Les patrons décident l’épreuve de force car ils veulent éliminer le syndicat. Ils embauchent des jaunes payés double, organisent des provocations. La police multiplie les arrestations pour entrave à la liberté du travail des jaunes.

Dans ce climat, le 9 septembre, dans un bistro du port, un jaune ivre sort un revolver contre quatre charbonniers grévistes non syndiqués, ils se battent, il est roué de coups et meurt le lendemain. Les quatre agresseurs sont arrêtés.

La plus grande compagnie, la Transat, achète dix témoins qui attestent que cet assassinat a été voté par l’assemblée générale à l’instigation de Jules Durand.

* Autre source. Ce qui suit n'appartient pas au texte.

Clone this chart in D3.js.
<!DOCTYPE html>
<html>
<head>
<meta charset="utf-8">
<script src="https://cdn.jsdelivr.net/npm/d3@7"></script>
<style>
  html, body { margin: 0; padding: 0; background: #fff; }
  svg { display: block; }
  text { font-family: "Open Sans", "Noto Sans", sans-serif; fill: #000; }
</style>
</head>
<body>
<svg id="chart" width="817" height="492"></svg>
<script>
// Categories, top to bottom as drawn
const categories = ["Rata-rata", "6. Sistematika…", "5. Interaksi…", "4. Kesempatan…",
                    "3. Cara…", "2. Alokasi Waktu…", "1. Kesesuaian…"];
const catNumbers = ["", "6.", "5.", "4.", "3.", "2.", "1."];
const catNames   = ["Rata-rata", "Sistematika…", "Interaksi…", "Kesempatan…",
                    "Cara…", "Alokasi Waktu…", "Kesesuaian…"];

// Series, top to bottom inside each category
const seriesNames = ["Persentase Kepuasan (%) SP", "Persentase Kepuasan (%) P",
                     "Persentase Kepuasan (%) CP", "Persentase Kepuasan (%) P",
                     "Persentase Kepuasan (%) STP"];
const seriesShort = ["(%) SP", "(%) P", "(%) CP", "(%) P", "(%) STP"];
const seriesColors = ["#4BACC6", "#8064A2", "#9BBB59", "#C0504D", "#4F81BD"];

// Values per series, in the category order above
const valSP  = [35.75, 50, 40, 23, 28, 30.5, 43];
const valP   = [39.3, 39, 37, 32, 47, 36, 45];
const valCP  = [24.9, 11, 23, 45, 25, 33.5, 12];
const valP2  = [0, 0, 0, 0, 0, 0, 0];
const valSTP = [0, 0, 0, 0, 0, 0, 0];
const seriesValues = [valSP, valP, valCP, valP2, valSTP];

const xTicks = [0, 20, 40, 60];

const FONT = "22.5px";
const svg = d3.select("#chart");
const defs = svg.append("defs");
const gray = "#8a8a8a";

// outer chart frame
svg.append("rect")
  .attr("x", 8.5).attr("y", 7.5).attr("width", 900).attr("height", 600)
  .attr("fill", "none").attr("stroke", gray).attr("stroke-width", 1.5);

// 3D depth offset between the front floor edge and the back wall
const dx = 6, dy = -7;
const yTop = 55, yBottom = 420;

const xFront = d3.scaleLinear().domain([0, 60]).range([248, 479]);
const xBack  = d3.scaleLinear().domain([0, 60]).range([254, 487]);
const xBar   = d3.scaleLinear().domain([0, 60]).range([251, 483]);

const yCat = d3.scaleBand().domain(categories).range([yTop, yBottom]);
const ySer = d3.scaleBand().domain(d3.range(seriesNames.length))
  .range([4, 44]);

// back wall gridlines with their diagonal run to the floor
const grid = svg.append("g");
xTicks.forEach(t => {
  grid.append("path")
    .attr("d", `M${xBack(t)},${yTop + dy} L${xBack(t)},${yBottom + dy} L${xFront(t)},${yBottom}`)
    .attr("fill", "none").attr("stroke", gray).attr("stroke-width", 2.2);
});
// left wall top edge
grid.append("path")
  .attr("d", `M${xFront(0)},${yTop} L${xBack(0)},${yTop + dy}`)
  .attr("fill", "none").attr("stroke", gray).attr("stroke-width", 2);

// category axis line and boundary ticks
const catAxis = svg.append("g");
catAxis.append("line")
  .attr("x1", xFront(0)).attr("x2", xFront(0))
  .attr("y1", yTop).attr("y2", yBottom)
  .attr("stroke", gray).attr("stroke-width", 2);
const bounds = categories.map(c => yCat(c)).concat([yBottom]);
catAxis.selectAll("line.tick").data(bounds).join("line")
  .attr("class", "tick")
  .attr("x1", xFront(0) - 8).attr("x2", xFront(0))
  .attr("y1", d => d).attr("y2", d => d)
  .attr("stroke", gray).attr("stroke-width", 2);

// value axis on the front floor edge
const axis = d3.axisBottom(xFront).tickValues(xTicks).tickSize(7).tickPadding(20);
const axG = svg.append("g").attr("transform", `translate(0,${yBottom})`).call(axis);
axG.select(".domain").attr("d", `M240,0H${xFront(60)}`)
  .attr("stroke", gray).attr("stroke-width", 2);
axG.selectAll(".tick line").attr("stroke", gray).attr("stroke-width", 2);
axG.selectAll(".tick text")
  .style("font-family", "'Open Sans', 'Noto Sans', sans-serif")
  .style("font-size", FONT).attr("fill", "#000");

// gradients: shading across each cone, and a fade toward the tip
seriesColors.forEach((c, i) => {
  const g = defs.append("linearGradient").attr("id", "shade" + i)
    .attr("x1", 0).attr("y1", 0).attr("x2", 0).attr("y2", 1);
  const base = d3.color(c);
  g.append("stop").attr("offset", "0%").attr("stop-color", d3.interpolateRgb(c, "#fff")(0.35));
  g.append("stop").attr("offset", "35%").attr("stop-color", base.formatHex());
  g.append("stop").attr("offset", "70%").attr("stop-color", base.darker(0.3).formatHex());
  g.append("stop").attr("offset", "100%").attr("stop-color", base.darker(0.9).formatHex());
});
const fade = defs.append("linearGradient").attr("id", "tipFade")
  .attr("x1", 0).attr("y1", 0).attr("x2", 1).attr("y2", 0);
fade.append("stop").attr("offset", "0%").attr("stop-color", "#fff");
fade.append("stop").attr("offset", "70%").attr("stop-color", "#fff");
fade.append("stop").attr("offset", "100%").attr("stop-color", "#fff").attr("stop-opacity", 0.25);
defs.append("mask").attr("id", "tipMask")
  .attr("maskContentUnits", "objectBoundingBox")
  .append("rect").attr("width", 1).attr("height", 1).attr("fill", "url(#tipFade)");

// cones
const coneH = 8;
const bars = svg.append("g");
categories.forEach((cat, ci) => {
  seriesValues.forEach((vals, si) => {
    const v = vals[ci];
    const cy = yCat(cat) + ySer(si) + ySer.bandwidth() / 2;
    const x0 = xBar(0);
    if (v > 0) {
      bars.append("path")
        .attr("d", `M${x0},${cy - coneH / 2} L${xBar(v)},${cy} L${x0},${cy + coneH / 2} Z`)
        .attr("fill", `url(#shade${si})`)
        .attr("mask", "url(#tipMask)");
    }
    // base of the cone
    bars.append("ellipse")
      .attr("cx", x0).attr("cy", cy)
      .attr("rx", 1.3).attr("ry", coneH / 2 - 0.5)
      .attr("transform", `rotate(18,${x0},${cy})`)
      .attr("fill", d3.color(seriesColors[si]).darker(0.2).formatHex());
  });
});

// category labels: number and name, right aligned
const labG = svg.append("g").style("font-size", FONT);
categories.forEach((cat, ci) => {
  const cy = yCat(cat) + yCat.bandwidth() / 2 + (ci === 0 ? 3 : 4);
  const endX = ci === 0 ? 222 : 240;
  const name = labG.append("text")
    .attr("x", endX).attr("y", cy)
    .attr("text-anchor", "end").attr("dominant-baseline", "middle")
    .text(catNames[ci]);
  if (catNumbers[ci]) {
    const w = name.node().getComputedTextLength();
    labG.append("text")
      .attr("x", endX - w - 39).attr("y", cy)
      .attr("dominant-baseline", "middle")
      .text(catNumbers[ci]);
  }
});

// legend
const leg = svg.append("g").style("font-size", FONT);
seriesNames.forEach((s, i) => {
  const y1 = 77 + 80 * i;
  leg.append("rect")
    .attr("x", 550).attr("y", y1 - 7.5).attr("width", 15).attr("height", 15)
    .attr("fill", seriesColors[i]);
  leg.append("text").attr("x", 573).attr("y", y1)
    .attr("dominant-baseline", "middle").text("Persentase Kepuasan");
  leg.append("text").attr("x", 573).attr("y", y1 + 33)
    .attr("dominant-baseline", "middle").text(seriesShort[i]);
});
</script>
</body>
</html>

Deux jours après la rixe, Jules Durand et deux autres responsables du syndicat sont arrêtés. Alors que les indicateurs de la police, les auteurs de l’assassinat dénoncent cette version, la presse s’acharne contre les syndicalistes soutenus par la CGT.

Dans cette période tout est bon pour affaiblir la CGT dirigée par des syndicalistes révolutionnaires, arrestations de dirigeants, assassinats de grévistes comme les 4 morts et cent blessés de Villeneuve Saint Georges deux ans avant.
L’instruction est menée à charge contre Jules Durand : une caricature de procès se tient deux mois après les faits et Jules Durand est condamné à mort le 25 novembre, les auteurs de l’assassinat à des peines de travaux forcés. A l’annonce du verdict il tombe en syncope, on le revêt d’une camisole de force, à l’isolement total dans le couloir de la mort.

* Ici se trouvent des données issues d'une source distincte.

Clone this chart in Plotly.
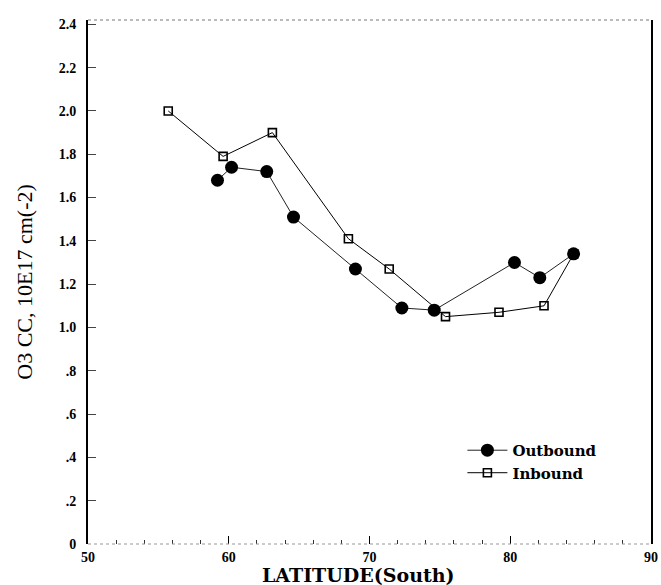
import plotly.graph_objects as go

# Outbound (filled circles)
out_lat = [59.2, 60.2, 62.7, 64.6, 69.0, 72.3, 74.6, 80.3, 82.1, 84.5]
out_o3 = [1.68, 1.74, 1.72, 1.51, 1.27, 1.09, 1.08, 1.30, 1.23, 1.34]

# Inbound (open squares)
in_lat = [55.7, 59.6, 63.1, 68.5, 71.4, 75.4, 79.2, 82.4, 84.5]
in_o3 = [2.00, 1.79, 1.90, 1.41, 1.27, 1.05, 1.07, 1.10, 1.34]

y_tickvals = [0, 0.2, 0.4, 0.6, 0.8, 1.0, 1.2, 1.4, 1.6, 1.8, 2.0, 2.2, 2.4]
y_ticktext = ["0", ".2", ".4", ".6", ".8", "1.0", "1.2", "1.4", "1.6", "1.8", "2.0", "2.2", "2.4"]
x_tickvals = [50, 60, 70, 80, 90]
x_ticktext = ["50", "60", "70", "80", "90"]

serif = "Liberation Serif, Times New Roman, serif"
wide_serif = "DejaVu Serif, serif"

fig = go.Figure()
fig.add_trace(go.Scatter(
    x=in_lat, y=in_o3, mode="lines+markers", name="Inbound",
    line=dict(color="black", width=1),
    marker=dict(symbol="square-open", size=8, color="black", line=dict(width=1.6)),
))
fig.add_trace(go.Scatter(
    x=out_lat, y=out_o3, mode="lines+markers", name="Outbound",
    line=dict(color="#222222", width=1),
    marker=dict(symbol="circle", size=13, color="black"),
))

fig.update_layout(
    width=661, height=585,
    margin=dict(l=88, r=10, t=20, b=41),
    paper_bgcolor="white", plot_bgcolor="white",
    font=dict(family=serif, color="black"),
    showlegend=True,
    legend=dict(
        x=0.665, y=0.21, xanchor="left", yanchor="top",
        traceorder="reversed",
        bgcolor="rgba(0,0,0,0)",
        font=dict(family=wide_serif, size=15, color="black", weight="bold"),
        itemwidth=40,
        tracegroupgap=0,
    ),
    xaxis=dict(
        range=[50, 90], tickvals=x_tickvals, ticktext=x_ticktext,
        ticks="inside", ticklen=8, tickcolor="black", tickwidth=1,
        minor=dict(dtick=2, ticks="inside", ticklen=4, tickcolor="#333333", showgrid=False),
        showgrid=False, zeroline=False, showline=False,
        ticklabelstandoff=3, automargin=False,
        tickfont=dict(family=serif, size=14, color="black", weight="bold"),
    ),
    yaxis=dict(
        range=[0, 2.42], tickvals=y_tickvals, ticktext=y_ticktext,
        ticks="inside", ticklen=8, tickcolor="#444444", tickwidth=1,
        showgrid=False, zeroline=False,
        showline=True, linecolor="black", linewidth=2, mirror=True,
        ticklabelstandoff=7, automargin=False,
        tickfont=dict(family=serif, size=14, color="black", weight="bold"),
        title=dict(text="O3 CC, 10E17 cm(-2)", standoff=20,
                   font=dict(family=serif, size=22, color="black")),
    ),
    annotations=[
        dict(text="LATITUDE(South)", xref="paper", yref="paper", x=0.48, y=0,
             xanchor="center", yanchor="middle", yshift=-31, showarrow=False,
             font=dict(family=wide_serif, size=19, color="black", weight="bold")),
    ],
    shapes=[
        dict(type="line", xref="paper", yref="paper", x0=0, x1=1, y0=1, y1=1,
             line=dict(color="#777777", width=1, dash="dot")),
        dict(type="line", xref="paper", yref="paper", x0=0, x1=1, y0=0, y1=0,
             line=dict(color="#999999", width=1, dash="dot")),
    ],
)

fig.write_html("out.html")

En réaction une grève générale paralyse le Havre, la CGT placarde des affiches « ce qui fut fait pour l’officier Dreyfus devrait être fait pour l’ouvrier Durand ».

Des grèves sont organisées dans les docks en Angleterre et aux États-Unis par la Fédération internationale des ports et docks.

La ligue des droits de l’homme lance un vaste mouvement de protestation, les parlementaires multiplient les prises de position.

Face à ce mouvement, le président de la république commue un mois après le jugement la peine de mort en sept ans de réclusion criminelle, et quelques mois après le libère.

Malheureusement, Jules Durand n’a pas supporté l’affaire, la camisole et l’isolement : il ne retrouvera jamais la raison et mourra à l’hôpital psychiatrique, incapable de prendre connaissance de la proclamation de son innocence en 1918.

Mais jamais aucun patron du havre, aucun de ces accusateurs payés par les patrons n’a été inquiété. Cette erreur judiciaire a été oubliée, dissimulée, ce qui continue à faire vivre le crime.

Contribuer à faire connaître cette affaire est indispensable,

bien sur pour la mémoire de Jules Durand

mais aussi pour dissuader les successeurs de ceux qui ont organisé ce crime de recommencer.